Cost of Cybercrime Continues to Rise for Financial Services Firms

NEW YORK –The cost to address and contain cyberattacks is greater for financial services firms than for companies in any other industry and the containment costs continue to inch upwards, according to a report from Accenture (NYSE: ACN) and the Ponemon Institute.

The report, "Unlocking the Value of Improved Cybersecurity Protection,” examines the costs that organizations incur when responding to cybercrime incidents and applies a costing methodology that allows year-over-year comparisons. It found that the average annualized cost of cybercrime for financial services companies globally has increased to US$18.5 million — the highest of all industries included in the study and more than 40% higher than the average cost of US$13 million per firm across all industries. The analysis focuses on the direct costs of incidents and does not include the longer-term costs of remediation.

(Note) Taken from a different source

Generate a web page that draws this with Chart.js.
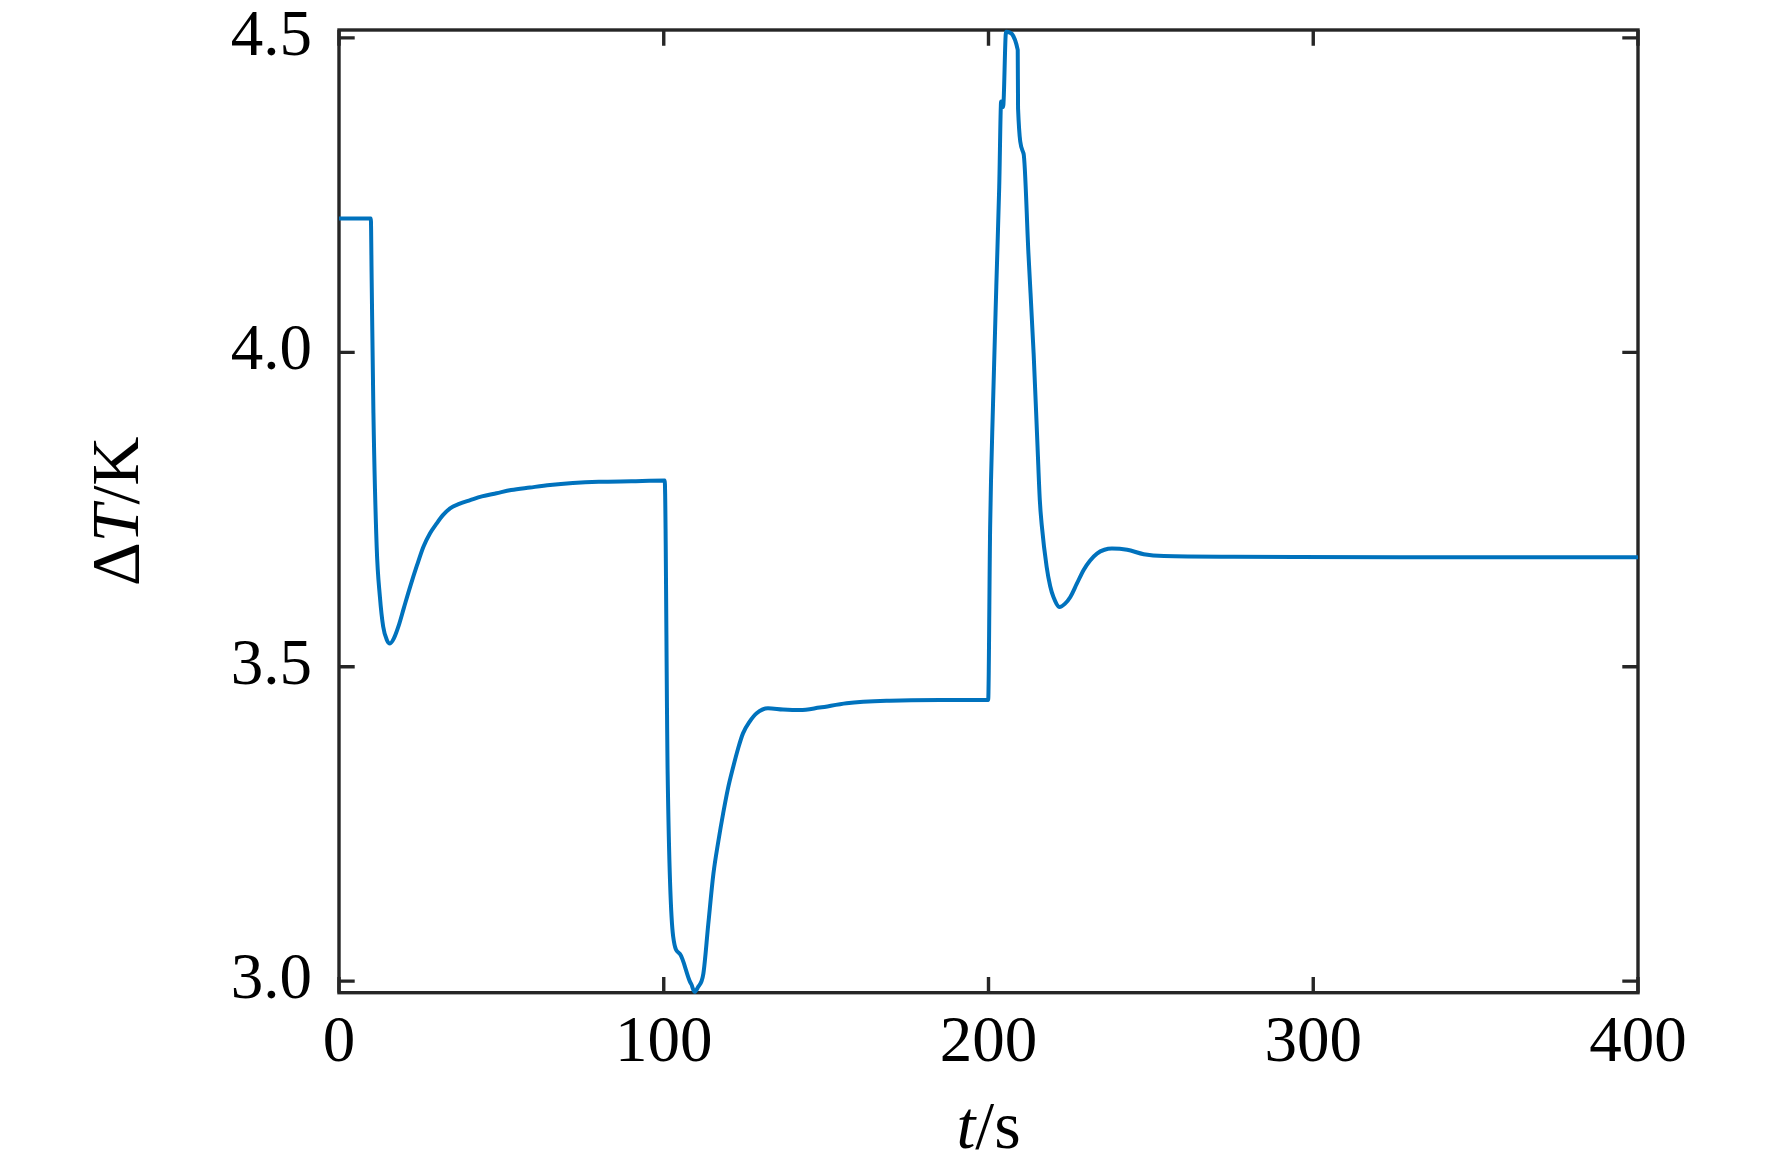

Malicious insider attacks are the most expensive type of attack for financial services firms to resolve, at US$243,000 per attack, and also take the longest time for the firms to resolve, at 55.1 days on average — significantly higher than the time to contend with ransomware (33.8 days) or web-based attacks (25.9 days).

“Even though cyber breach levels at financial services firms are close to or lower than the cross-industry average, the financial services industry continually has the highest cost of cybercrime,” said Chris Thompson, global security and resilience lead for financial services at Accenture Security. “More prudent technology investments at the right spending levels would actually reduce costs while improving banks’ and insurers’ overall cybersecurity resilience. These cost savings are crucial for financial services executives trying to decide how much to spend on security versus other key areas, such as their overall digital transformation.”

Financial Services Firms Should Reconsider Security Investments The report notes that only one-third (34%) of firms are deploying automation, artificial intelligence (AI) and machine learning to help combat cyber threats. This is especially discouraging, because the study found that, when fully deployed, these technologies deliver the largest cost savings for an organization’s security efforts. Similarly, only 24% of firms are making extensive use of cyber analytics and user behavior analytics, despite similarly high cost savings for these technologies. This suggests financial services firms are struggling to keep up with the rapid pace of new technologies and, as a result, it’s difficult for them to make investments that increase their operational efficiency.